══ RECORD EXTRACTS

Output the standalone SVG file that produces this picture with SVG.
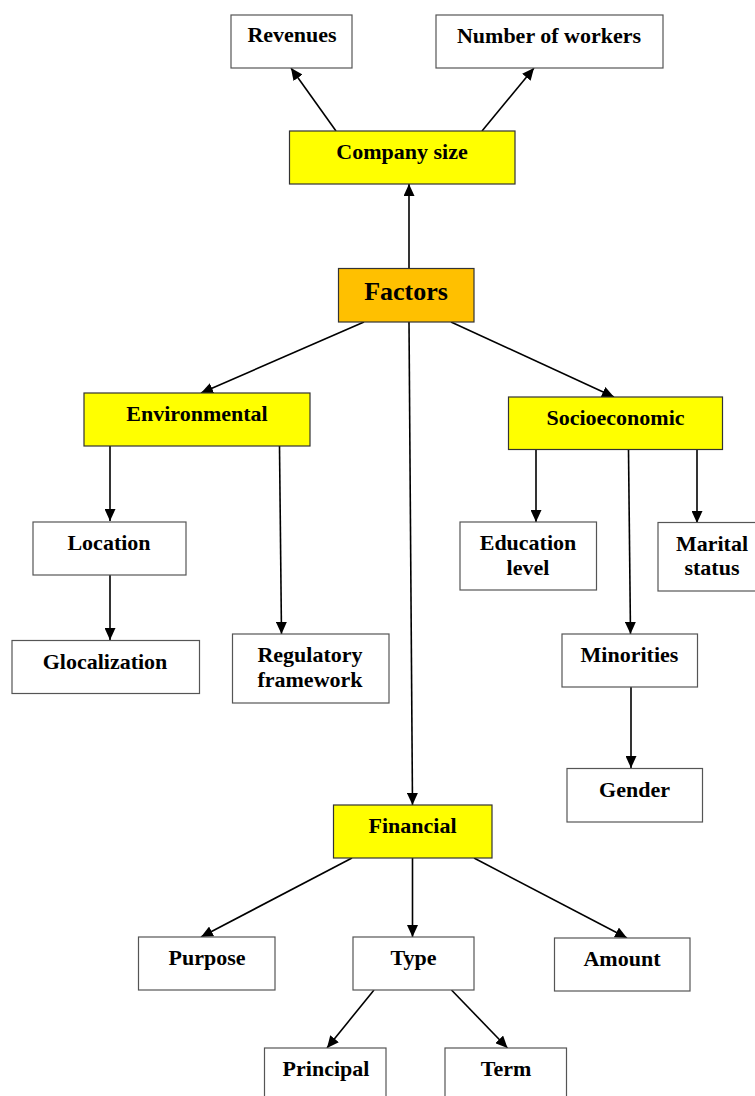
<svg xmlns="http://www.w3.org/2000/svg" width="755" height="1096" viewBox="0 0 755 1096">
<style>
.box{fill:#ffffff;stroke:#555555;stroke-width:1.2}
.yel{fill:#ffff00;stroke:#333333;stroke-width:1.2}
.org{fill:#ffc000;stroke:#333333;stroke-width:1.2}
text{font-family:"Liberation Serif","Times New Roman",serif;font-weight:bold;font-size:22px;fill:#000;text-anchor:middle}
.big{font-size:26px}
.c{stroke:#000;stroke-width:1.6;fill:none;marker-end:url(#ah)}
</style>
<defs>
<marker id="ah" markerUnits="userSpaceOnUse" markerWidth="12" markerHeight="11" refX="12" refY="5.5" orient="auto">
<path d="M0,0 L12,5.5 L0,11 z" fill="#000"/>
</marker>
</defs>
<g id="connectors">
<line class="c" x1="336" y1="131" x2="291" y2="68"/>
<line class="c" x1="482" y1="131" x2="534" y2="68"/>
<line class="c" x1="409" y1="269" x2="409" y2="184"/>
<line class="c" x1="364" y1="322" x2="201" y2="393"/>
<line class="c" x1="451" y1="322" x2="614" y2="397"/>
<line class="c" x1="409" y1="322" x2="412.5" y2="805"/>
<line class="c" x1="110" y1="446" x2="110" y2="521"/>
<line class="c" x1="110" y1="575" x2="110" y2="640"/>
<line class="c" x1="279.5" y1="446" x2="281.5" y2="634"/>
<line class="c" x1="536" y1="450" x2="536" y2="522"/>
<line class="c" x1="628.5" y1="450" x2="630.5" y2="634"/>
<line class="c" x1="697" y1="450" x2="697" y2="523"/>
<line class="c" x1="631" y1="687" x2="631" y2="768"/>
<line class="c" x1="352" y1="858" x2="201" y2="937"/>
<line class="c" x1="412.5" y1="858" x2="412.5" y2="937"/>
<line class="c" x1="474" y1="858" x2="627" y2="938"/>
<line class="c" x1="374" y1="990" x2="327" y2="1048"/>
<line class="c" x1="451.5" y1="990" x2="507.5" y2="1048"/>
</g>
<g id="revenues"><rect class="box" x="231" y="15" width="121" height="53"/><text x="292" y="42">Revenues</text></g>
<g id="workers"><rect class="box" x="436" y="15" width="227" height="53"/><text x="549" y="43">Number of workers</text></g>
<g id="company-size"><rect class="yel" x="289.5" y="131" width="225.5" height="53"/><text x="402" y="159">Company size</text></g>
<g id="factors"><rect class="org" x="338.5" y="268.5" width="135.5" height="53.5"/><text class="big" x="406" y="299.5">Factors</text></g>
<g id="environmental"><rect class="yel" x="84" y="393" width="226" height="53"/><text x="197" y="421">Environmental</text></g>
<g id="socioeconomic"><rect class="yel" x="508.5" y="397" width="214" height="52.5"/><text x="615.5" y="424.5">Socioeconomic</text></g>
<g id="location"><rect class="box" x="33" y="522" width="153" height="53"/><text x="109" y="550">Location</text></g>
<g id="glocalization"><rect class="box" x="12" y="640.5" width="187.5" height="53"/><text x="105" y="668.5">Glocalization</text></g>
<g id="regulatory"><rect class="box" x="232.5" y="634" width="156.5" height="69"/><text x="310" y="662">Regulatory</text><text x="310" y="687">framework</text></g>
<g id="education"><rect class="box" x="460" y="522" width="136.5" height="68"/><text x="528" y="550">Education</text><text x="528" y="575">level</text></g>
<g id="marital"><rect class="box" x="658" y="522.5" width="110" height="68.5"/><text x="712" y="551">Marital</text><text x="712" y="575">status</text></g>
<g id="minorities"><rect class="box" x="562" y="634" width="135.5" height="53"/><text x="629.5" y="662">Minorities</text></g>
<g id="gender"><rect class="box" x="567" y="768.5" width="135.5" height="53.5"/><text x="634.5" y="797">Gender</text></g>
<g id="financial"><rect class="yel" x="333.5" y="805" width="158.5" height="53"/><text x="412.5" y="833">Financial</text></g>
<g id="purpose"><rect class="box" x="138.5" y="937" width="136.5" height="53"/><text x="207" y="965">Purpose</text></g>
<g id="type"><rect class="box" x="353" y="937" width="121" height="53"/><text x="413.5" y="965">Type</text></g>
<g id="amount"><rect class="box" x="554.5" y="938" width="135.5" height="53"/><text x="622" y="966">Amount</text></g>
<g id="principal"><rect class="box" x="264.5" y="1048" width="121.5" height="60"/><text x="326" y="1076">Principal</text></g>
<g id="term"><rect class="box" x="445" y="1048" width="121.5" height="60"/><text x="506" y="1076">Term</text></g>
</svg>
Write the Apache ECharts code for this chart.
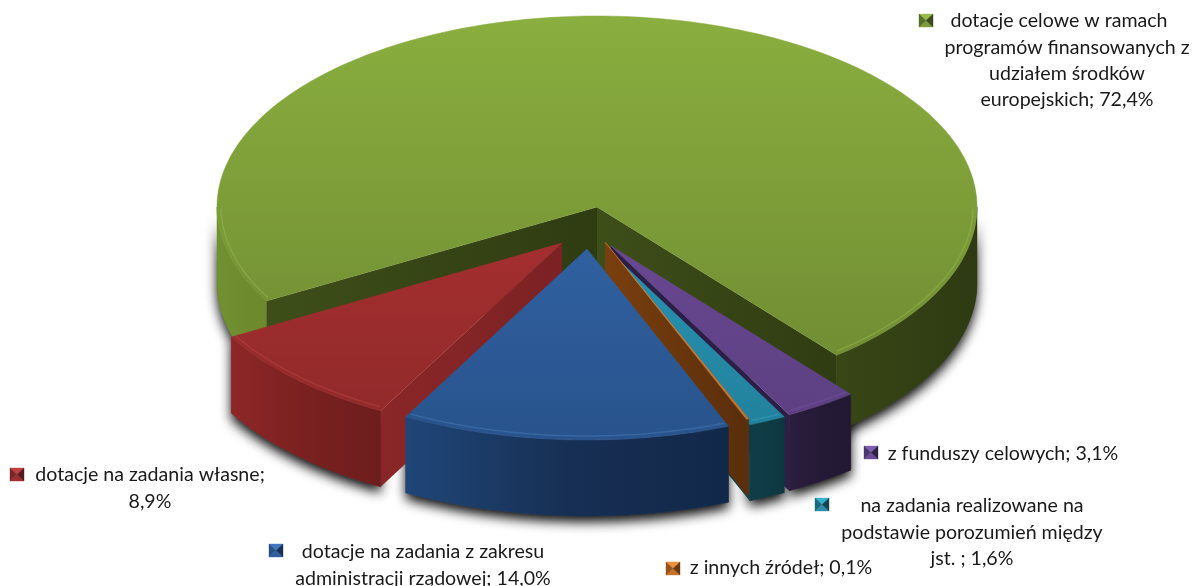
<!DOCTYPE html>
<html>
<head>
<meta charset="utf-8">
<title>Dotacje</title>
<script src="https://cdn.jsdelivr.net/npm/echarts@6/dist/echarts.min.js"></script>
<style>
  html, body { margin: 0; padding: 0; background: #fff; }
  #chart { width: 1195px; height: 586px; }
</style>
</head>
<body>
<div id="chart"></div>
<script>
// clockwise from the left cut of the big slice
var categories = [
  'dotacje celowe w ramach programów finansowanych z udziałem środków europejskich',
  'z funduszy celowych',
  'na zadania realizowane na podstawie porozumień między jst.',
  'z innych źródeł',
  'dotacje na zadania z zakresu administracji rządowej',
  'dotacje na zadania własne'
]
var values = [72.4, 3.1, 1.6, 0.1, 14.0, 8.9]
var labelLines = [
  ['dotacje celowe w ramach', 'programów finansowanych z', 'udziałem środków', 'europejskich; 72,4%'],
  ['z funduszy celowych; 3,1%'],
  ['na zadania realizowane na', 'podstawie porozumień między', 'jst. ; 1,6%'],
  ['z innych źródeł; 0,1%'],
  ['dotacje na zadania z zakresu', 'administracji rządowej; 14,0%'],
  ['dotacje na zadania własne;', '8,9%']
]

// pie layout
var cx = 597, cy = 207, rx = 380, ry = 191, depth = 76, startAngle = 150.5
var sliceShift = [[0, 0], [14, 39], [9, 41], [8, 35], [-10, 42], [-35, 36]]
var drawRank = [0, 2, 3, 4, 5, 1]
var LABEL_FONT = '19.6px Lato, "Noto Sans", sans-serif'

// label layout: line centre x, first line y, x correction of line 1, key corner
var labelPos = [
  { x: 1067, y: 21, dx: -8, key: [919, 14] },
  { x: 1003, y: 454, dx: 0, key: [864, 446] },
  { x: 972, y: 506, dx: 0, key: [815, 498] },
  { x: 781, y: 568, dx: 0, key: [666, 562] },
  { x: 423, y: 552, dx: 0, key: [269, 544] },
  { x: 150, y: 475, dx: 0, key: [10, 468] }
]

var palette = [
  { top: ['#8aae3f', '#6b8630'], edge: ['#3e4e19', '#2f3c12'], wall: ['#71902f', '#4a5d1d', '#2e3a12'], bevel: '#9dbf55', key: ['#98bb50', '#7d9c3b', '#566f28', '#3a4a18'] },
  { top: ['#7554a6', '#5c3e80'], edge: ['#2c1e47', '#2c1e47'], wall: ['#2a1d3e', '#251a36', '#221833'], bevel: '#7a5aa8', key: ['#7f5fb0', '#6a4c96', '#4a3570', '#2f2145'] },
  { top: ['#2ba9cb', '#22809b'], edge: ['#103f4b', '#103f4b'], wall: ['#0f3d47', '#0f3b45', '#0e3640'], bevel: '#35a9c8', key: ['#35b0d0', '#2a90ab', '#1b6a7c', '#124552'] },
  { top: ['#e58532', '#c46e26'], edge: ['#7a3f0e', '#5a2e0b'], wall: ['#5e300b', '#5e300b', '#5e300b'], bevel: '#e89a50', key: ['#f0903a', '#c97128', '#96531a', '#6a390f'] },
  { top: ['#3a70b8', '#28538c'], edge: ['#1b3c69', '#1b3c69'], wall: ['#1f4678', '#172f54', '#12284a'], bevel: '#4f84c4', key: ['#4078c0', '#2f5f9e', '#245084', '#16305a'] },
  { top: ['#bd3437', '#8e2929'], edge: ['#8a2628', '#7c2224'], wall: ['#8e2727', '#7a2020', '#6e1d1d'], bevel: '#c04a48', key: ['#c04042', '#9c2f30', '#7c2526', '#561a1a'] }
]

function ptOn(a, ox, oy, k) {
  var r = a * Math.PI / 180
  return [ox + (rx - k) * Math.cos(r), oy + (ry - k) * Math.sin(r)]
}

function arcPoints(a0, a1, ox, oy, k) {
  var pts = []
  var n = Math.max(2, Math.ceil(a1 - a0))
  for (var i = 0; i <= n; i++) pts.push(ptOn(a0 + (a1 - a0) * i / n, ox, oy, k))
  return pts
}

// slice angles come from the values
var angles = []
var total = values.reduce(function (s, v) { return s + v }, 0)
var run = startAngle
values.forEach(function (v) {
  angles.push([run, run + v / total * 360])
  run += v / total * 360
})

function grad(x, y, x2, y2, colors) {
  return {
    type: 'linear', global: true, x: x, y: y, x2: x2, y2: y2,
    colorStops: colors.map(function (c, i) {
      return { offset: colors.length === 1 ? 0 : i / (colors.length - 1), color: c }
    })
  }
}

// parts of a slice arc on the front half of the ellipse
function frontRanges(a0, a1) {
  var out = []
  ;[[0, 180], [360, 540]].forEach(function (w) {
    var s = Math.max(a0, w[0]), e = Math.min(a1, w[1])
    if (e > s) out.push([s, e])
  })
  return out
}

function wallPoints(range, ox, oy) {
  var upper = arcPoints(range[0], range[1], ox, oy, 0)
  var lower = upper.map(function (p) { return [p[0], p[1] + depth] }).reverse()
  return upper.concat(lower)
}

function renderShadow(params, api) {
  var i = api.value(0)
  var ox = cx + sliceShift[i][0], oy = cy + sliceShift[i][1]
  var children = []
  frontRanges(angles[i][0], angles[i][1]).forEach(function (range) {
    children.push({
      type: 'polygon',
      shape: { points: wallPoints(range, ox, oy) },
      style: { fill: '#555', shadowBlur: 12, shadowColor: 'rgba(0,0,0,0.95)', shadowOffsetY: 6 }
    })
  })
  return { type: 'group', children: children }
}

function renderSlice(params, api) {
  var i = api.value(0)
  var a0 = angles[i][0], a1 = angles[i][1], c = palette[i]
  var ox = cx + sliceShift[i][0], oy = cy + sliceShift[i][1]
  var z = drawRank[i] * 10
  var children = []

  // radial walls that face the viewer
  function radial(a, order) {
    var p = ptOn(a, ox, oy, 0)
    children.push({
      type: 'polygon', z2: z + order,
      shape: { points: [[ox, oy], p, [p[0], p[1] + depth], [ox, oy + depth]] },
      style: { fill: grad(Math.min(ox, p[0]), 0, Math.max(ox, p[0]), 0, c.edge) }
    })
  }
  if (Math.cos(a0 * Math.PI / 180) < 0) radial(a0, 1)
  if (Math.cos(a1 * Math.PI / 180) > 0) radial(a1, 1)

  // one gradient across all front parts of a slice
  var ranges = frontRanges(a0, a1)
  var xs = []
  ranges.forEach(function (range) {
    arcPoints(range[0], range[1], ox, oy, 0).forEach(function (p) { xs.push(p[0]) })
  })
  var wallFill = grad(Math.min.apply(null, xs), 0, Math.max.apply(null, xs), 0, c.wall)
  ranges.forEach(function (range) {
    children.push({
      type: 'polygon', z2: z + 2, shape: { points: wallPoints(range, ox, oy) },
      style: { fill: wallFill, stroke: wallFill, lineWidth: 0.5 }
    })
  })

  var top = [[ox, oy]].concat(arcPoints(a0, a1, ox, oy, 0))
  var topFill = grad(0, cy - ry, 0, cy + ry + 45, c.top)
  children.push({
    type: 'polygon', z2: z + 3, shape: { points: top },
    style: { fill: topFill, stroke: topFill, lineWidth: 0.5 }
  })

  // light bevel just inside the rim
  ranges.forEach(function (range) {
    if (range[1] - range[0] < 2) return
    children.push({
      type: 'polyline', z2: z + 4,
      shape: { points: arcPoints(range[0] + 0.5, range[1] - 0.5, ox, oy, 4) },
      style: { fill: null, stroke: c.bevel, lineWidth: 1.5, opacity: 0.4 }
    })
  })
  return { type: 'group', children: children }
}

function renderLabel(params, api) {
  var i = api.value(0)
  var pos = labelPos[i], k = palette[i].key
  var children = []
  labelLines[i].forEach(function (line, n) {
    children.push({
      type: 'text',
      style: {
        x: pos.x + (n === 0 ? pos.dx : 0), y: pos.y + n * 26.3,
        text: line, font: LABEL_FONT, fill: '#1a1a1a', align: 'center', verticalAlign: 'middle'
      }
    })
  })
  // legend key, a small bevelled square
  var x = pos.key[0], y = pos.key[1], w = 14, h = 13
  var mx = x + w / 2, my = y + h / 2
  var tris = [
    [[x, y], [x + w, y], [mx, my]],
    [[x, y + h], [x + w, y + h], [mx, my]],
    [[x, y], [x, y + h], [mx, my]],
    [[x + w, y], [x + w, y + h], [mx, my]]
  ]
  tris.forEach(function (t, n) {
    children.push({
      type: 'polygon', shape: { points: t },
      style: { fill: k[n], stroke: k[n], lineWidth: 0.4 }
    })
  })
  return { type: 'group', children: children }
}

var seriesData = categories.map(function (name, i) {
  return { name: name, value: [i, values[i]] }
})

var chart = echarts.init(document.getElementById('chart'))
chart.setOption({
  animation: false,
  backgroundColor: '#fff',
  series: [
    { type: 'custom', coordinateSystem: 'none', silent: true, z: 1, data: seriesData, renderItem: renderShadow },
    { type: 'custom', coordinateSystem: 'none', silent: true, z: 2, data: seriesData, renderItem: renderSlice },
    { type: 'custom', coordinateSystem: 'none', silent: true, z: 3, data: seriesData, renderItem: renderLabel }
  ]
})
</script>
</body>
</html>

════

From the data above, copy each line that has the string "this".

WRITTEN SOLUTION:
Output the standalone SVG file that produces this picture with SVG.
Write the Apache ECharts code for this chart.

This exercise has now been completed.